Wiki says "Substantially" better than LRU but actual results seem to show performance converging to same levels the larger the cache gets. (See page 5.)
All caches have equal hit rates in the limit when the size of the cache approaches infinity. For finite caches, ARC often wins. In practical experience I've found that a weighted ARC dramatically outperformed LRU for DNS RR caching, in terms of both hit rate and raw CPU time spent per access. This is because it was easy to code an ARC cache that had lock-free access to frequently referenced items; once an item had been promoted to T2 no locks were needed for most accesses.

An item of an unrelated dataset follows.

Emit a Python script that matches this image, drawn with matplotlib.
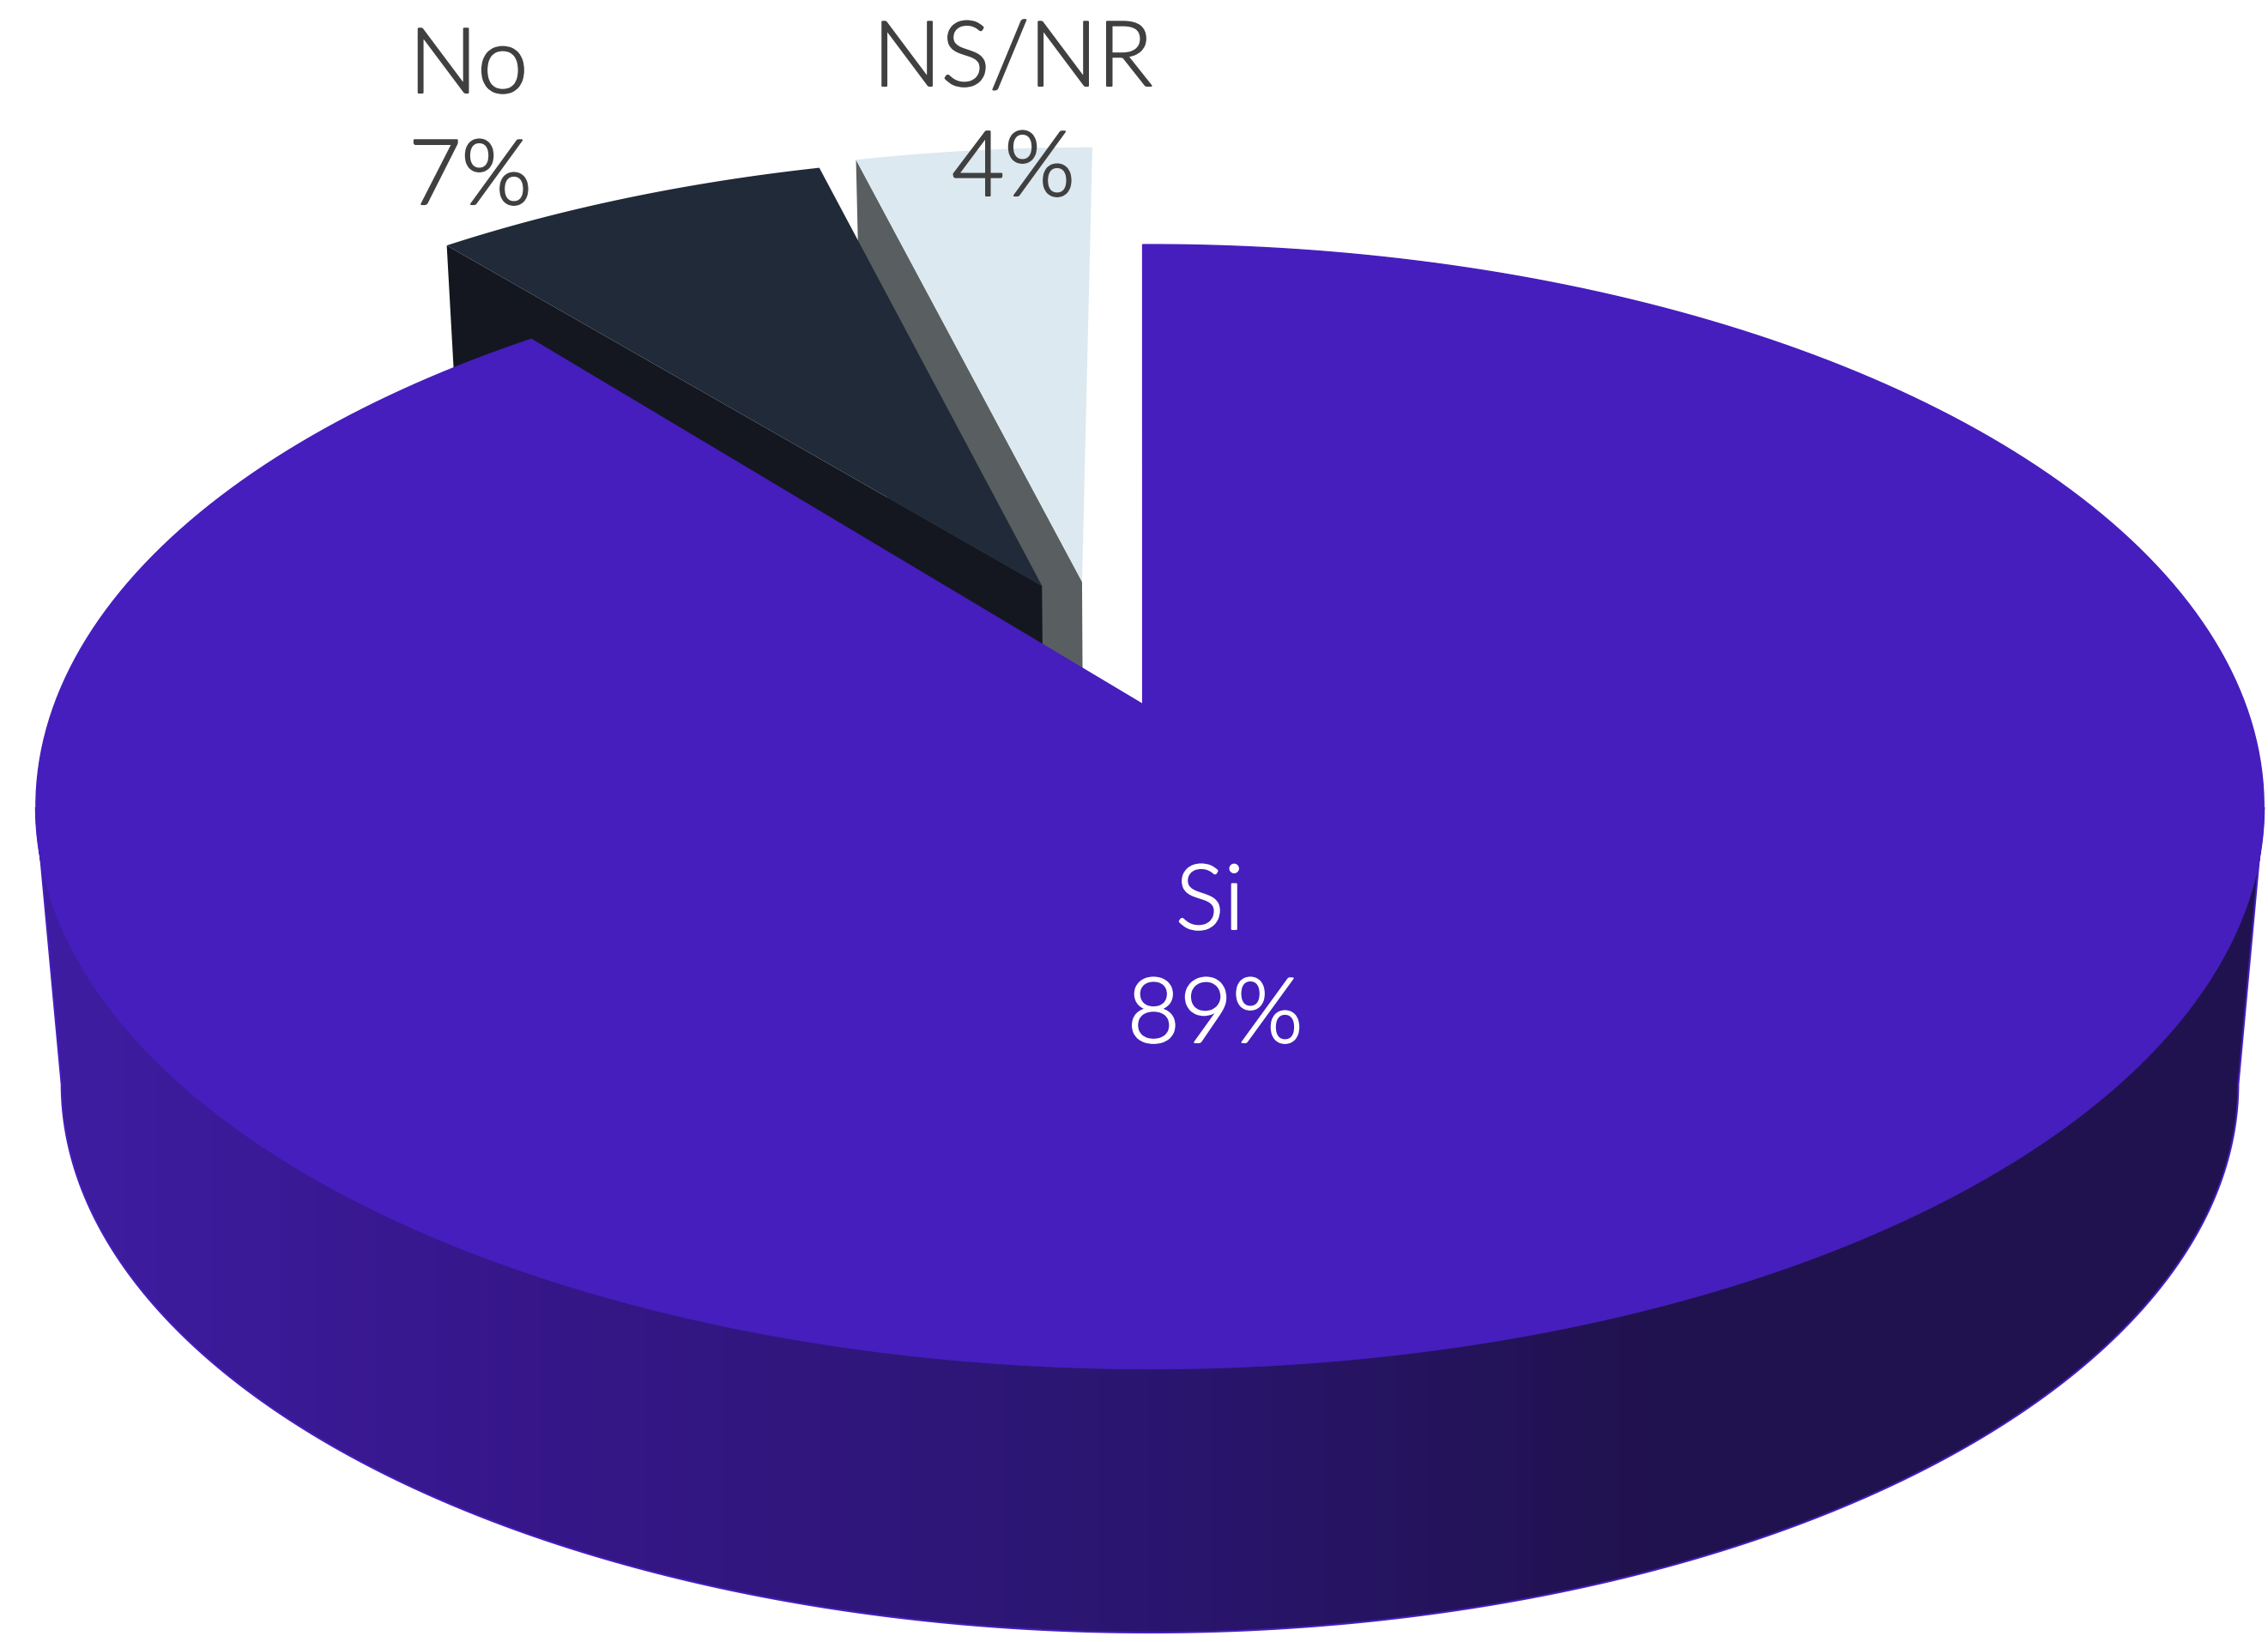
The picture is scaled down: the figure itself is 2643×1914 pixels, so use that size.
import numpy as np
import matplotlib
matplotlib.use('Agg')
import matplotlib.pyplot as plt
import matplotlib.patheffects as pe
from matplotlib.colors import LinearSegmentedColormap
from matplotlib.patches import Polygon

labels = ['Si', 'No', 'NS/NR']
values = [89, 7, 4]

plt.rcParams['font.family'] = ['Lato', 'DejaVu Sans']

# look of the pie, in pixels of the output
S = 2643 / 1568
CX, CY = 795 * S, 557.7 * S
C = 757.3 * S
A = 388.6 * S
B = 70.7 * S
K = -0.182
DEPTH = 191.6 * S
SHRINK = 0.977
ROT = -0.45
APEX_X = -0.0066
# explode offset on the disc, rim radius, rotation of both slice ends
EXPLODE = {'No': (-0.096, 0.227), 'NS/NR': (-0.058, 0.235)}
RADIUS = {'No': 1.012, 'NS/NR': 1.025}
TURN = {'No': (-0.35, -0.35), 'NS/NR': (-0.05, 0.45)}
TOP = {'Si': '#451EBD', 'No': '#202A38', 'NS/NR': '#DCE9F0'}
SIDE = {'No': '#14171F', 'NS/NR': '#595F60'}
TEXT_DARK = '#404040'


# unit disc -> picture, with the perspective of the original chart
def project(X, Y, z=0):
    d = 1 - K * Y
    scale = 1 - (1 - SHRINK) * z
    x = CX + C * scale * X / d
    y = CY - scale * (A * Y + B) / d + DEPTH * z
    return x, y


def rim(a0, a1, z=0, off=(0, 0), n=300, r=1):
    t = np.radians(np.linspace(a0, a1, n))
    return project(r * np.sin(t) + off[0], r * np.cos(t) + off[1], z)


def wedge_xy(a0, a1, off=(0, 0), r=1, apex_x=0):
    x, y = rim(a0, a1, 0, off, r=r)
    ax, ay = project(off[0] + apex_x, off[1])
    return np.r_[ax, x], np.r_[ay, y]


fig = plt.figure(figsize=(26.43, 19.14), dpi=100)
ax = fig.add_axes([0, 0, 1, 1])
ax.set_xlim(0, 2643)
ax.set_ylim(1914, 0)
ax.axis('off')

ends = np.cumsum(values) / sum(values) * 360
starts = np.r_[0, ends[:-1]]
angles = dict(zip(labels, zip(starts + ROT, ends + ROT)))

# the two small slices sit behind the big one, NS/NR first
for name in ['NS/NR', 'No']:
    a0, a1 = angles[name]
    a0 += TURN[name][0]
    a1 += TURN[name][1]
    off = (EXPLODE[name][0] + APEX_X, EXPLODE[name][1])
    r = RADIUS[name]
    # the wall that is visible is the cut at the start of the slice
    px, py = project(off[0], off[1])
    qx, qy = rim(a0, a0, 0, off, 1, r)
    bx, by = project(off[0], off[1], 1)
    rx, ry = rim(a0, a0, 1, off, 1, r)
    ax.add_patch(Polygon([[px, py], [qx[0], qy[0]], [rx[0], ry[0]], [bx, by]],
                         facecolor=SIDE[name], edgecolor='none', zorder=2))
    x, y = wedge_xy(a0, a1, off, r)
    ax.add_patch(Polygon(np.c_[x, y], facecolor=TOP[name], edgecolor='none', zorder=3))

# front wall of the big slice, with the left to right shading
tx, ty = rim(0, 360, 0, n=1440)
i_right, i_left = int(np.argmax(tx)), int(np.argmin(tx))
a_right, a_left = i_right / 1439 * 360, i_left / 1439 * 360
x0, y0 = rim(a_right, a_left, 0)
x1, y1 = rim(a_right, a_left, 1)
wall_xy = np.c_[np.r_[x0, x1[::-1]], np.r_[y0, y1[::-1]]]
wall = Polygon(wall_xy, facecolor='none', edgecolor='none', zorder=4)
ax.add_patch(wall)
shade = LinearSegmentedColormap.from_list('shade', [(0, '#3F1DA2'), (0.25, '#351686'),
                                                    (0.5, '#2A1670'), (0.72, '#21124F'),
                                                    (1, '#20124F')])
img = ax.imshow(np.linspace(0, 1, 512)[None, :], cmap=shade, aspect='auto', zorder=4,
                extent=[x0.min(), x0.max(), y1.max(), y0.min()])
img.set_clip_path(wall)
ax.add_patch(Polygon(wall_xy, facecolor='none', edgecolor=TOP['Si'], linewidth=1.5, zorder=4.5))
ax.set_xlim(0, 2643)
ax.set_ylim(1914, 0)

x, y = wedge_xy(*angles['Si'], apex_x=APEX_X)
# Si runs clockwise from the top over the front of the pie
ax.add_patch(Polygon(np.c_[x, y], facecolor=TOP['Si'], edgecolor=TOP['Si'], linewidth=1, zorder=5))

# labels: name and share on their own baselines
text_pos = {'Si': (1410, 1083, 1416, 1215), 'No': (546, 108, 548, 238), 'NS/NR': (1180, 100, 1181, 228)}
for name, val in zip(labels, values):
    x1_, y1_, x2_, y2_ = text_pos[name]
    col = 'white' if name == 'Si' else TEXT_DARK
    thick = [pe.withStroke(linewidth=1.5, foreground=col)]
    ax.text(x1_, y1_, name, ha='center', va='baseline', fontsize=76, color=col, zorder=6,
            fontweight=300, path_effects=thick)
    ax.text(x2_, y2_, f'{val}%', ha='center', va='baseline', fontsize=76, color=col, zorder=6,
            fontweight=300, path_effects=thick)

fig.savefig('out.png', dpi=100, facecolor='white')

With LRU it's necessary to have exclusive access to the entire cache in order to evict something and add something else.
Of course there are more schemes than just LRU and ARC, and one can try to employ lock-free schemes more than I'm willing to do. This is just my experience.
ARC often wins against LRU, but there is a lot of left on the table compared to other policies. That's because they do capture some frequency, but not very well imho.
You can mitigate the exclusive lock using a write-ahead log approach [1] [2]. Then you record events into ring buffers, replay in batches, and have an exclusive tryLock. This works really well in practice and lets you do much more complex policy work without much less worry about concurrency.
I wrote a simulator and link to the traces. One unfortunate aspect is they did not provide a real comparison with LIRS, except in a table that includes an incorrect number. It comes off a little biased since LIRS outperforms ARC in most of their own traces.